1. A cable ducting joiner for connecting cable ducts comprising:

a member having at least one side;

at least one actuator disposed said side, said actuator having an open position and a closed position; and

said actuator includes at least one gripper end that applies a pressure to the cable duct when said actuator is in said closed position and releases said pressure when said actuator is in said open position.

2. The joiner of claim 1, further comprising:

at least one raised member attached to said side; and

a space for receiving the cable duct is disposed between said raised member and said side, said raised member includes an opening in which said gripper end extends through said opening and contacts the cable duct when said actuator is in said closed position.

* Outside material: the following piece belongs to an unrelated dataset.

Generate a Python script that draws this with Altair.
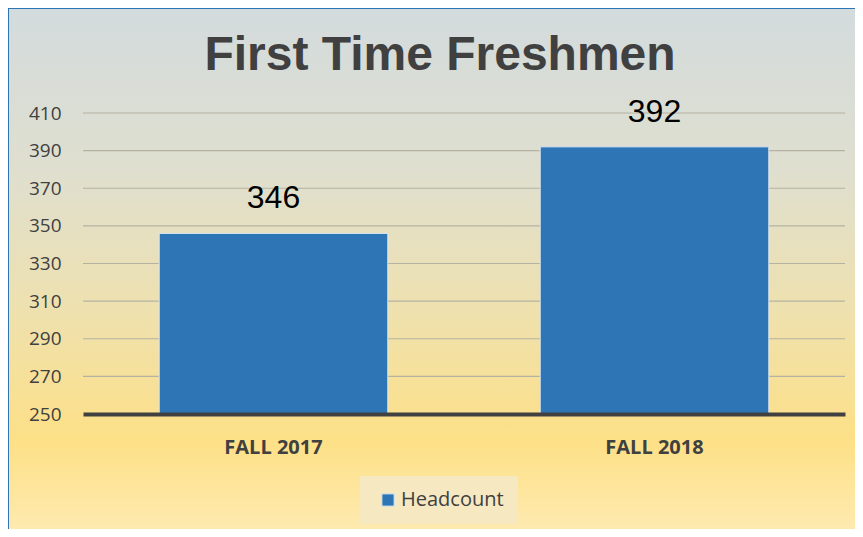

3. The joiner of claim 2, wherein said actuator includes a wire pivotally connected to said raised member and said gripper end is disposed at an end of said wire, said wire pivots between said open position and said closed position.

4. The joiner of claim 3, wherein said wire includes a push area.

5. The joiner of claim 3, further comprising a center member having a tab, said wire is disposed under said tab when said actuator is in said closed position.

6. The joiner of claim 2, wherein said actuator includes a main body having a blade, said main body is pivotally connected to said raised member, said main body rotates between said open position and said closed position.

7. The joiner of claim 6, wherein said gripper end is disposed at a cam surface of said blade.

8. The joiner of claim 6, further comprising a center member having a tab, said main body is disposed under said tab when said actuator is in said closed position.

9. The joiner of claim 1, further comprising:

at least one raised member attached to said side; and

10. The joiner of claim 1, wherein said member includes a second side and a third side, a second actuator is disposed at said second side, and a third actuator is disposed at said third side.

11. The joiner of claim 1, further comprising a secondary actuator disposed at said side.

12. The joiner of claim 1, further comprising:

at least one raised member attached to said side; and

a space for receiving the cable duct is disposed between said raised member and said side, said raised member includes a pad.

13. The joiner of claim 11, wherein when said actuator is in said closed position, said gripper end pushes against said pad so that said pad contacts the cable duct.

14. The joiner of claim 11, wherein said actuator includes a main body having a sloped edge that is pivotally attached to said raised member, said gripper end is said sloped edge, said main body rotates between said open position and said closed position.

15. The joiner of claim 13, wherein said main body include a handle.

16. A method of joining cable ducts, the method comprising:

sliding a first cable duct end between a side and a raised member of the joiner;

sliding a second cable duct end between said and a second raised member of the joiner;

engaging a first actuator disposed at said first raised member without using tools so that said first cable duct end is secured; and

engaging a second actuator disposed at said second raised member without using tools so that said second cable duct end is secured.